Turning to the evidence of the appellant's identification as having served in Treblinka and having personally operated the gas machines there, the Court then dealt with the 'Trawniki Certificate', which occupied a central place in the trial.

Trawniki was the site of a training camp for Russian prisoners of war who had volunteered to act as guards - Wachmaner - in assisting the Germans in 'Operation Reinhardt'. The appellant, as a member of the Trawniki Unit, was issued with a service certificate (Dienstausweis) as an 'S.S. Wachman', which included his photograph and stated his personal particulars (including the place and date of his birth). The defense contended that no such certificates had been issued, and that the certificate relied upon by the prosecution was a forgery of the K.G.B. However, it was established by experts that the certificate was authentic, and the production of similar certificates disproved the contention that the 'Trawniki Certificate' was an isolated forgery.

Moreover, the additional evidence received in the appeal (which is dealt with later in this summary), includes a 'posting order' and 'orders of the day' in which the appellant's personal number, as stated in the 'Trawniki Certificate', is mentioned, and in one of which his date and place of birth are recorded.
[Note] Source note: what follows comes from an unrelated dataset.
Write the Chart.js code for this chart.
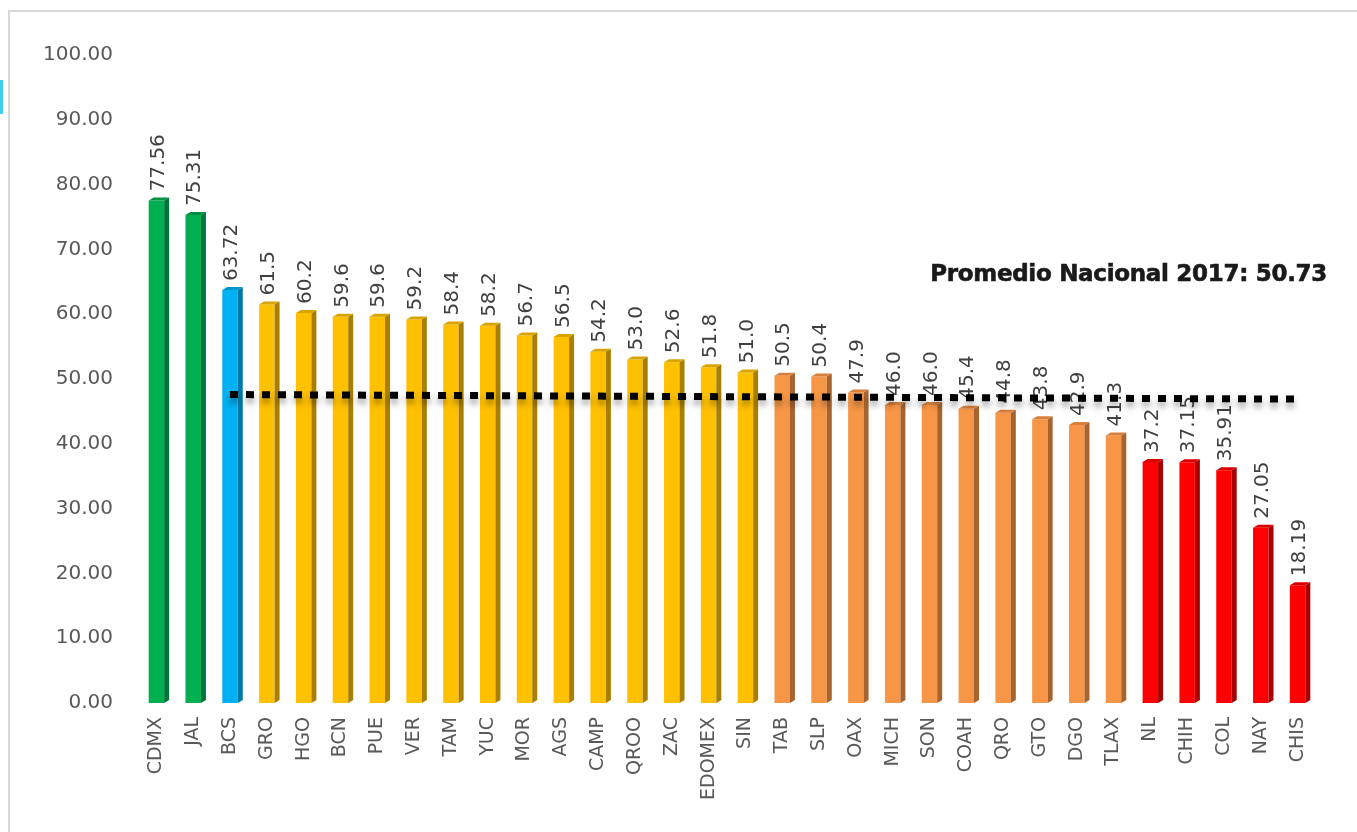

After considering, inter alia, the admissibility and weight of the certificate as a 'public document' or an 'old document' under sections 29 and 43 of the Evidence Ordinance (New Version) of 1971, the evidence of the experts, the appellant's own references to the certificate, and the right of the court to rely on its own examination of the document, the Court accepted the finding that the certificate was authentic, and proved the appellant's participation in the extermination program - a finding supported also by other evidence. However, it also agreed with the District Court that the mention in the document of camps other than Treblinka in which the appellant had served while Treblinka was not mentioned at all, did not prove the appellant's denial that he had served there, but was to be taken into account on this vital point.